Directions: Give the listing again character for character, but drop the images.

Supplied information:
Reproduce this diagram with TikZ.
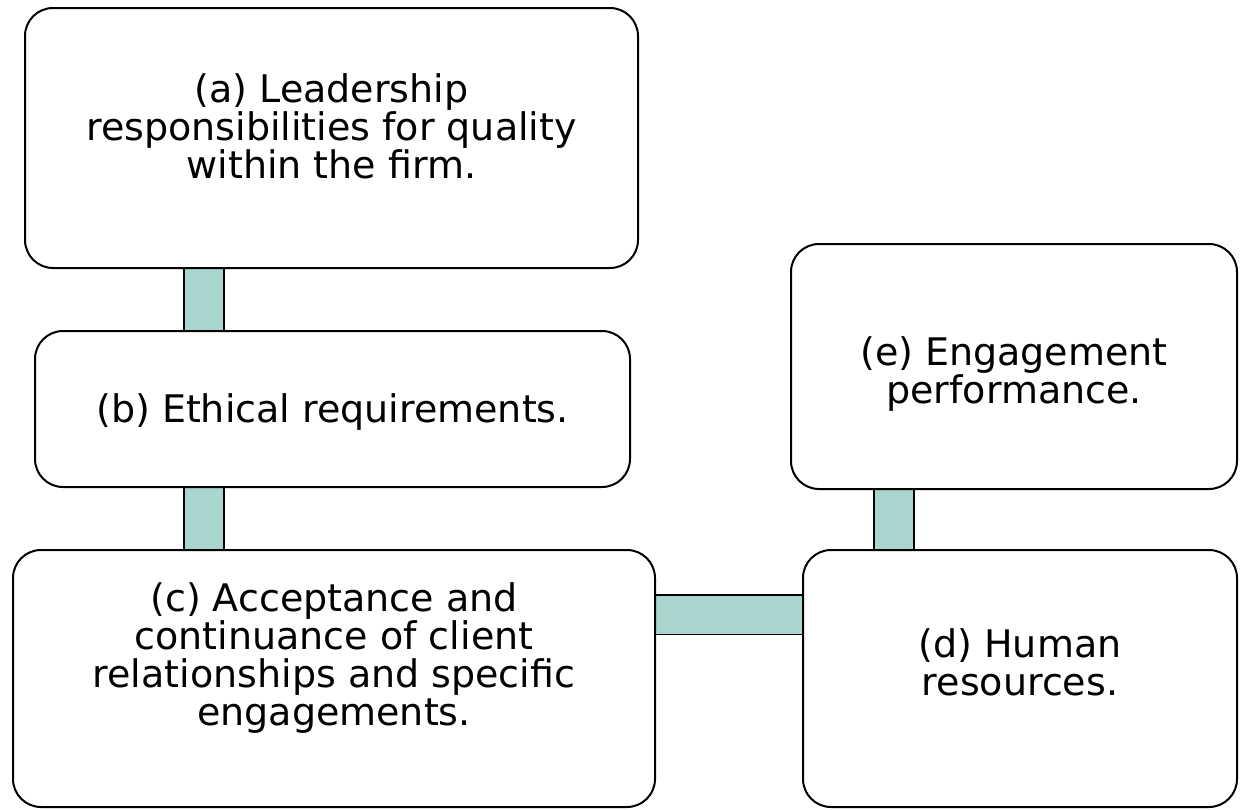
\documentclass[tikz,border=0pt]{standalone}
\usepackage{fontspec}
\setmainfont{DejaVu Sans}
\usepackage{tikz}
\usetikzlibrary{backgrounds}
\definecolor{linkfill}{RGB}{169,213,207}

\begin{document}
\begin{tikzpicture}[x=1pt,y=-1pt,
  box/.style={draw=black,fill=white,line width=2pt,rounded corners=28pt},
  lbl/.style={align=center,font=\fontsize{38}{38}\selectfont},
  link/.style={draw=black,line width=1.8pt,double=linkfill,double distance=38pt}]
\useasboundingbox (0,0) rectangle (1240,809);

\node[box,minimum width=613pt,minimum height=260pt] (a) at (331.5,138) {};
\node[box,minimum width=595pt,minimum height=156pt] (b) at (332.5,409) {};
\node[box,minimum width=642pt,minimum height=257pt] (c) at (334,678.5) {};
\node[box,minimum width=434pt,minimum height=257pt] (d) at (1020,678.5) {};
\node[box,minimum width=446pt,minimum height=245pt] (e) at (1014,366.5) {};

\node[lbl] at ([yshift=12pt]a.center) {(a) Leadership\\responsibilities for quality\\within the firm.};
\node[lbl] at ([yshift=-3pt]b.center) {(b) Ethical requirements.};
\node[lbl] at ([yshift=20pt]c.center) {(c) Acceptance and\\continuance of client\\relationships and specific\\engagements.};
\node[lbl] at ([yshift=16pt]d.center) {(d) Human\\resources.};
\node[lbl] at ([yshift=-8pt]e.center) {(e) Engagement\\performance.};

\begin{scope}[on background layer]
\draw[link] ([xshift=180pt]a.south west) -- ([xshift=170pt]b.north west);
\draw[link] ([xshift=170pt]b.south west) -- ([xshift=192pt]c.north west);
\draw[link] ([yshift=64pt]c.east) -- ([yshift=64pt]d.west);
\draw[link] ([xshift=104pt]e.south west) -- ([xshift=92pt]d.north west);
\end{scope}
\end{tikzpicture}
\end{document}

Answer to the task:
Reproduce this diagram with TikZ.
\documentclass[tikz,border=0pt]{standalone}
\usepackage{fontspec}
\setmainfont{DejaVu Sans}
\usepackage{tikz}
\usetikzlibrary{backgrounds}
\definecolor{linkfill}{RGB}{169,213,207}

\begin{document}
\begin{tikzpicture}[x=1pt,y=-1pt,
  box/.style={draw=black,fill=white,line width=2pt,rounded corners=28pt},
  lbl/.style={align=center,font=\fontsize{38}{38}\selectfont},
  link/.style={draw=black,line width=1.8pt,double=linkfill,double distance=38pt}]
\useasboundingbox (0,0) rectangle (1240,809);

\node[box,minimum width=613pt,minimum height=260pt] (a) at (331.5,138) {};
\node[box,minimum width=595pt,minimum height=156pt] (b) at (332.5,409) {};
\node[box,minimum width=642pt,minimum height=257pt] (c) at (334,678.5) {};
\node[box,minimum width=434pt,minimum height=257pt] (d) at (1020,678.5) {};
\node[box,minimum width=446pt,minimum height=245pt] (e) at (1014,366.5) {};

\node[lbl] at ([yshift=12pt]a.center) {(a) Leadership\\responsibilities for quality\\within the firm.};
\node[lbl] at ([yshift=-3pt]b.center) {(b) Ethical requirements.};
\node[lbl] at ([yshift=20pt]c.center) {(c) Acceptance and\\continuance of client\\relationships and specific\\engagements.};
\node[lbl] at ([yshift=16pt]d.center) {(d) Human\\resources.};
\node[lbl] at ([yshift=-8pt]e.center) {(e) Engagement\\performance.};

\begin{scope}[on background layer]
\draw[link] ([xshift=180pt]a.south west) -- ([xshift=170pt]b.north west);
\draw[link] ([xshift=170pt]b.south west) -- ([xshift=192pt]c.north west);
\draw[link] ([yshift=64pt]c.east) -- ([yshift=64pt]d.west);
\draw[link] ([xshift=104pt]e.south west) -- ([xshift=92pt]d.north west);
\end{scope}
\end{tikzpicture}
\end{document}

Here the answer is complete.